Run the backbone on the sequences and save the extracted features. The extracted features should be a vector containing information about the whole text. If the features are too large to be stored in memory, lazily save them on disk.

In [10]:
X = tf.keras.preprocessing.sequence.pad_sequences([i['input_ids'] for i in tokenize_seq], maxlen=128, truncating='post', padding='post', value=tokenizer.pad_token_id)

In [11]:
y = data[data.columns.difference(['text'])].values

In [12]:
text_dataset = tf.data.Dataset.from_tensor_slices(X).batch(64)

In [13]:
features = []

for data in tqdm.tqdm(text_dataset):
    features.extend(tf.math.reduce_mean(backbone(data).last_hidden_state, axis=1))

features = np.array(features)

  0%|          | 0/3301 [00:00<?, ?it/s]

In [14]:
features, features.shape

(array([[ 1.9268482 , -1.8083783 ,  1.1634356 , ..., -0.25005838,
          1.684664  ,  0.59326035],
        [ 1.2231605 , -1.1030577 , -0.28428376, ...,  1.1343532 ,
          1.3022391 ,  0.54750144],
        [ 1.9432738 , -1.8364208 ,  0.81785935, ...,  0.1901779 ,
          0.8832531 ,  0.98668087],
        ...,
        [ 2.0871496 , -1.9621882 ,  0.7568142 , ..., -0.07704715,
          1.2768964 ,  0.62696475],
        [ 1.5172942 , -1.0947775 , -0.6264874 , ...,  0.84136087,
          1.7282301 ,  1.0637035 ],
        [ 1.5030369 , -0.8643758 , -0.8128365 , ...,  1.1897686 ,
          1.5710945 ,  0.9328568 ]], dtype=float32),
 (211225, 768))

# Prepare train/test data

Split your data (extracted features and labels) into train and test subsets.

In [15]:
X_train, X_test, y_train, y_test = sklearn.model_selection.train_test_split(features, y)

In [16]:
X_train_dataset = tf.data.Dataset.from_tensor_slices(X_train)
X_test_dataset = tf.data.Dataset.from_tensor_slices(X_test)
y_train_dataset = tf.data.Dataset.from_tensor_slices(y_train)
y_test_dataset = tf.data.Dataset.from_tensor_slices(y_test)
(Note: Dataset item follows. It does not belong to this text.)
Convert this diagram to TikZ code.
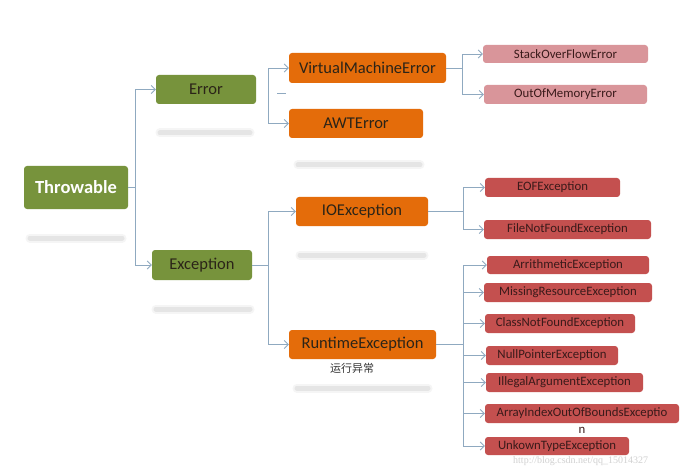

Prepare `tf.data.Dataset` or some other way for the data to be used during training.

In [17]:
train_dataset = tf.data.Dataset.zip((X_train_dataset, y_train_dataset)).batch(256)
test_dataset = tf.data.Dataset.zip((X_test_dataset, y_test_dataset)).batch(256)

# Build the model

Build a simple model. The model should accept an extracted feature vector and return a vector of class logits (or probabilities). Model should only have a couple (or even 1) layer with weights.

In [18]:
gpus = tf.config.list_physical_devices('GPU')
print(gpus)
if gpus:
    try:
        tf.config.experimental.set_memory_growth(gpus[0], True)
        print('GPU enable')
    except:
        print('GPU not enable')

[PhysicalDevice(name='/physical_device:GPU:0', device_type='GPU')]
GPU not enable


In [19]:
inputs = tf.keras.layers.Input(768, name='input', dtype=tf.int32)
x = tf.keras.layers.Dense(512, name='Dense1', activation='relu')(inputs)
x = tf.keras.layers.Dense(len(translate_emotion), name='prediction')(x)
model = tf.keras.Model(inputs=inputs, outputs=x, name='MyModel')
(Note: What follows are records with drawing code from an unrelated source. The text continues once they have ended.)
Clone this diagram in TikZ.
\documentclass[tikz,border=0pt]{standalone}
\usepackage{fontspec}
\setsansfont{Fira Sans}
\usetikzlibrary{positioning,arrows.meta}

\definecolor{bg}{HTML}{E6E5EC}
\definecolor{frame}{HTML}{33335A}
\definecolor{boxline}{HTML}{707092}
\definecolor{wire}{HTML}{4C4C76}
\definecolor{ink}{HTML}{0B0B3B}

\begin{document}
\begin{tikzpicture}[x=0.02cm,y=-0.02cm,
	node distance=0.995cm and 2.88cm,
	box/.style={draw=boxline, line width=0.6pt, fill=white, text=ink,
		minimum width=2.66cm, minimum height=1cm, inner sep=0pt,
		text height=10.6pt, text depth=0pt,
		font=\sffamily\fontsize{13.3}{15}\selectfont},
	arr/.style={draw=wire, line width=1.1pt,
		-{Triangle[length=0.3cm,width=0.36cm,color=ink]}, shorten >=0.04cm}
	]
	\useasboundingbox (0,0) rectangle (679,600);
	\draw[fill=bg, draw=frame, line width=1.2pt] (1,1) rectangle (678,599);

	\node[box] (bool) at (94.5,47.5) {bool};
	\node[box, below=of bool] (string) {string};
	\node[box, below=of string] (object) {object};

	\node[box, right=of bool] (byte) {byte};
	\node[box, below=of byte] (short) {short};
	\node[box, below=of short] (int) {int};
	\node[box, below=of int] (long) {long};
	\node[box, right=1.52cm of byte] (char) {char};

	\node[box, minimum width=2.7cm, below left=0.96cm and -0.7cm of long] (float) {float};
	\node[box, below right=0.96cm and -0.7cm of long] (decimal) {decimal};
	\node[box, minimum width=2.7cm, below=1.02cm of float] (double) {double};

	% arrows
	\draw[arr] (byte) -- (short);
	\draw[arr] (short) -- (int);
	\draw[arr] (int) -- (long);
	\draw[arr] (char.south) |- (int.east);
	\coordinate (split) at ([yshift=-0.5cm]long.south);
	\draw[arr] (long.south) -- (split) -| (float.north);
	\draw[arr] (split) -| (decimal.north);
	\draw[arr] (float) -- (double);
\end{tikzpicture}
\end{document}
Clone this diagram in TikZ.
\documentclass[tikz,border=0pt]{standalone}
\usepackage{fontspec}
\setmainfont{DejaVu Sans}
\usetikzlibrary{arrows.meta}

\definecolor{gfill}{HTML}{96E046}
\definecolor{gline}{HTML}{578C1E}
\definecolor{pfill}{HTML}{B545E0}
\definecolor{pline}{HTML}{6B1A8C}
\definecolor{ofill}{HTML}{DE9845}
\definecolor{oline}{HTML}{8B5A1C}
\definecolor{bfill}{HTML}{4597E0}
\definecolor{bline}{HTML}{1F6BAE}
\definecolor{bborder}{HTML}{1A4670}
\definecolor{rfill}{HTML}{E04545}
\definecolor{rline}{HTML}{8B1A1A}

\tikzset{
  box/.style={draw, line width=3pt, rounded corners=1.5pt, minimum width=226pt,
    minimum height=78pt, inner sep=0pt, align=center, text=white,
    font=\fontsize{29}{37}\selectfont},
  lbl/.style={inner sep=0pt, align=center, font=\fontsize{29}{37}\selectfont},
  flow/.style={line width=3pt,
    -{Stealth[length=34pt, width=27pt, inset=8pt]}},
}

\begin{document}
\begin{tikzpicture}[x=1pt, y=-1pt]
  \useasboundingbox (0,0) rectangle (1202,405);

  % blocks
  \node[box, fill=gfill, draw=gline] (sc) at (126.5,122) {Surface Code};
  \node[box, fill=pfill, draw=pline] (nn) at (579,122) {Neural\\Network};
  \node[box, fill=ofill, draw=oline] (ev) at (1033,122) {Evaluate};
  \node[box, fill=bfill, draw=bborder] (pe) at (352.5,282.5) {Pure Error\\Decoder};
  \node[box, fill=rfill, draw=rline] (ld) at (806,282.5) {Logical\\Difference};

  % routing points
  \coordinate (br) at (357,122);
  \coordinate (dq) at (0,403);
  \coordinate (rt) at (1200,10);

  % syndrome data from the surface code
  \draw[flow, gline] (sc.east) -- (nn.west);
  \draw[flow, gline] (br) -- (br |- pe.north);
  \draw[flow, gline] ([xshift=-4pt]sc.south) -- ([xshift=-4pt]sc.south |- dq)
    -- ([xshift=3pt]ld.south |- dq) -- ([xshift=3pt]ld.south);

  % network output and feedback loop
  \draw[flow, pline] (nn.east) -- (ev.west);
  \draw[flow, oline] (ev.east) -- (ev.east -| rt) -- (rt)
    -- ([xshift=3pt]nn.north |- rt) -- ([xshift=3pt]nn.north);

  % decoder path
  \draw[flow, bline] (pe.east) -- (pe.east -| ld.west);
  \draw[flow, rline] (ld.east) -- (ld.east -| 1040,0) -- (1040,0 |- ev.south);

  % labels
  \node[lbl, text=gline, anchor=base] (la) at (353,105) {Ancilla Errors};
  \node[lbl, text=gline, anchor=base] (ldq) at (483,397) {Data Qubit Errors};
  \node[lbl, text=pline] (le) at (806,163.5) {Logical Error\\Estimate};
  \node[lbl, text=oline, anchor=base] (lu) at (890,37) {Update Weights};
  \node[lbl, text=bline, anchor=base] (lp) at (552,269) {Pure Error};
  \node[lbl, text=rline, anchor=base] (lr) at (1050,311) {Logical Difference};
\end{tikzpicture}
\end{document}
Compile the model. Choose loss and metrics.

In [20]:
model.compile(loss=tf.keras.losses.CategoricalCrossentropy(from_logits=True), optimizer='adam', metrics='accuracy')

# Train the model

In [25]:
model.fit(train_dataset, validation_data=test_dataset, epochs=5)

Epoch 1/5


Epoch 2/5
Epoch 3/5
Epoch 4/5
Epoch 5/5


<keras.callbacks.History at 0x266cd32e2c0>

# Evaluation

Evalute the model on test data.

In [26]:
model.evaluate(X_test, y_test, batch_size=128)
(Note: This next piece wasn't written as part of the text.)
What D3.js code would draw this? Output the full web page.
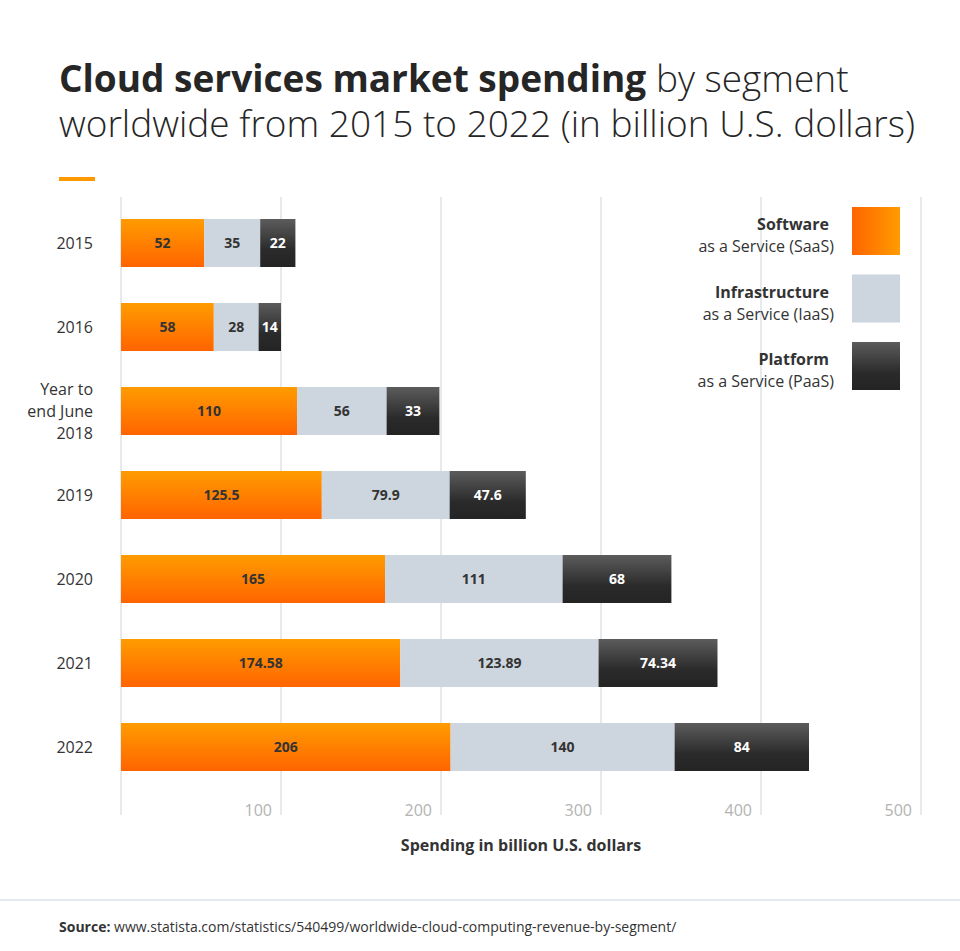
<!DOCTYPE html>
<html>
<head>
<meta charset="utf-8">
<script src="https://cdn.jsdelivr.net/npm/d3@7"></script>
<style>
  body { margin: 0; background: #fff; font-family: "Open Sans", sans-serif; }
  svg { display: block; }
</style>
</head>
<body>
<svg id="chart" width="960" height="951"></svg>
<script>
// chart data
const categories = ['2015', '2016', 'Year to end June 2018', '2019', '2020', '2021', '2022'];
const saas = [52, 58, 110, 125.5, 165, 174.58, 206];
const iaas = [35, 28, 56, 79.9, 111, 123.89, 140];
const paas = [22, 14, 33, 47.6, 68, 74.34, 84];
const seriesNames = ['saas', 'iaas', 'paas'];
const legendBold = ['Software', 'Infrastructure', 'Platform'];
const legendSub = ['as a Service (SaaS)', 'as a Service (IaaS)', 'as a Service (PaaS)'];
const xTicks = [100, 200, 300, 400, 500];

const svg = d3.select('#chart');
const defs = svg.append('defs');

// gradients
const gOrange = defs.append('linearGradient').attr('id', 'orangeV')
    .attr('x1', 0).attr('y1', 0).attr('x2', 0).attr('y2', 1);
gOrange.append('stop').attr('offset', '0%').attr('stop-color', '#ff9c00');
gOrange.append('stop').attr('offset', '100%').attr('stop-color', '#ff6400');

const gOrangeH = defs.append('linearGradient').attr('id', 'orangeH')
    .attr('x1', 0).attr('y1', 0).attr('x2', 1).attr('y2', 0);
gOrangeH.append('stop').attr('offset', '0%').attr('stop-color', '#ff6400');
gOrangeH.append('stop').attr('offset', '100%').attr('stop-color', '#ff9c00');

const gDark = defs.append('linearGradient').attr('id', 'darkV')
    .attr('x1', 0).attr('y1', 0).attr('x2', 0).attr('y2', 1);
gDark.append('stop').attr('offset', '0%').attr('stop-color', '#5c5c5c');
gDark.append('stop').attr('offset', '65%').attr('stop-color', '#2a2a2a');
gDark.append('stop').attr('offset', '100%').attr('stop-color', '#242424');

const fills = { saas: 'url(#orangeV)', iaas: '#cdd5de', paas: 'url(#darkV)' };
const legendFills = ['url(#orangeH)', '#cdd5de', 'url(#darkV)'];
const labelColors = { saas: '#333', iaas: '#333', paas: '#fff' };

// title (one text element, two lines)
const title = svg.append('text').attr('fill', '#262626').style('font-size', '37px');
title.append('tspan').attr('x', 59).attr('y', 92).attr('font-weight', 700)
    .text('Cloud services market spending');
title.append('tspan').attr('font-weight', 300).text(' by segment');
title.append('tspan').attr('x', 59).attr('y', 137).attr('font-weight', 300)
    .text('worldwide from 2015 to 2022 (in billion U.S. dollars)');
svg.append('rect').attr('x', 59).attr('y', 177).attr('width', 36).attr('height', 4)
    .attr('fill', '#ff9900');

// scales
const x = d3.scaleLinear().domain([0, 500]).range([121, 921]);
const y = d3.scaleBand().domain(categories).range([197, 793])
    .paddingInner(36 / 84).paddingOuter(22 / 84);

// gridlines
svg.append('g').selectAll('line')
    .data([0].concat(xTicks))
    .enter().append('line')
    .attr('x1', d => x(d)).attr('x2', d => x(d))
    .attr('y1', 197).attr('y2', 815)
    .attr('stroke', '#ccd5e0').attr('stroke-width', 1);

// stacked bars
const rows = categories.map((c, i) => ({ cat: c, saas: saas[i], iaas: iaas[i], paas: paas[i] }));
const stack = d3.stack().keys(seriesNames)(rows);

stack.forEach(layer => {
    const key = layer.key;
    const g = svg.append('g');
    g.selectAll('rect')
        .data(layer)
        .enter().append('rect')
        .attr('x', d => x(d[0]))
        .attr('y', d => y(d.data.cat))
        .attr('width', d => x(d[1]) - x(d[0]))
        .attr('height', y.bandwidth())
        .attr('fill', fills[key]);
    g.selectAll('text')
        .data(layer)
        .enter().append('text')
        .attr('x', d => (x(d[0]) + x(d[1])) / 2)
        .attr('y', d => y(d.data.cat) + y.bandwidth() / 2)
        .attr('dy', '0.35em')
        .attr('text-anchor', 'middle')
        .attr('font-weight', 700)
        .style('font-size', '14px')
        .attr('fill', labelColors[key])
        .text(d => d.data[key]);
});

// category labels
categories.forEach(c => {
    const cy = y(c) + y.bandwidth() / 2;
    const lines = c === 'Year to end June 2018' ? ['Year to', 'end June', '2018'] : [c];
    const t = svg.append('text').attr('text-anchor', 'end').attr('fill', '#333')
        .style('font-size', '16px');
    lines.forEach((ln, j) => {
        t.append('tspan').attr('x', 93)
            .attr('y', cy + (j - (lines.length - 1) / 2) * 22)
            .attr('dy', '0.35em').text(ln);
    });
});

// x tick labels
svg.append('g').selectAll('text')
    .data(xTicks)
    .enter().append('text')
    .attr('x', d => x(d) - 9)
    .attr('y', 816)
    .attr('text-anchor', 'end')
    .attr('fill', '#b3b3b3')
    .style('font-size', '16px')
    .text(d => d);

// axis title
svg.append('text').attr('x', x(250)).attr('y', 851)
    .attr('text-anchor', 'middle').attr('font-weight', 700).attr('fill', '#333')
    .style('font-size', '16px').text('Spending in billion U.S. dollars');

// legend
legendBold.forEach((b, i) => {
    const top = 207 + i * 67.5;
    svg.append('rect').attr('x', 852).attr('y', top).attr('width', 48).attr('height', 48)
        .attr('fill', legendFills[i]);
    svg.append('text').attr('x', 829).attr('y', top + 23).attr('text-anchor', 'end')
        .attr('font-weight', 700).attr('fill', '#333').style('font-size', '16px').text(b);
    svg.append('text').attr('x', 834).attr('y', top + 45).attr('text-anchor', 'end')
        .attr('fill', '#333').style('font-size', '16px').text(legendSub[i]);
});

// source footer
svg.append('line').attr('x1', 0).attr('x2', 960).attr('y1', 900).attr('y2', 900)
    .attr('stroke', '#ccd5e0');
const src = svg.append('text').attr('x', 59).attr('y', 932).attr('fill', '#333')
    .style('font-size', '14px');
src.append('tspan').attr('font-weight', 700).text('Source:');
src.append('tspan').text(' www.statista.com/statistics/540499/worldwide-cloud-computing-revenue-by-segment/');
</script>
</body>
</html>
[420.9265441894531, 0.26189708709716797]

Plot confusion matrix.

In [27]:
ConfusionMatrixDisplay.from_predictions(y_test, model.predict(X_test).argmax(axis=-1))



ValueError: Mix type of y not allowed, got types {'multilabel-indicator', 'binary'}

Write a function to classify a piece of text.

In [None]:
def classify_text(text: str) -> tuple[int | str, np.ndarray]:
    '''Classifes the given `text` using the trained model.

    Arguments:
        text: text to be classified

    Return:
        The assigned label and probabilites of all labels'''

    pass

Evaluate the model on text not present in training and test data (come up with the text yourself). Try to get an input for each class.

# Bonus

Write a function that computes word impact on text label. 

In [None]:
def get_words_impact(text: str) -> list[tuple[str, np.ndarray]]:
    '''Determines word impact on text label.

    Arguments:
        text: Sample text to be used for computation.

    Returns:
        A list of pairs: the word and vector of probability changes for each class'''
    pass

Try to find out words that make text have a specific label.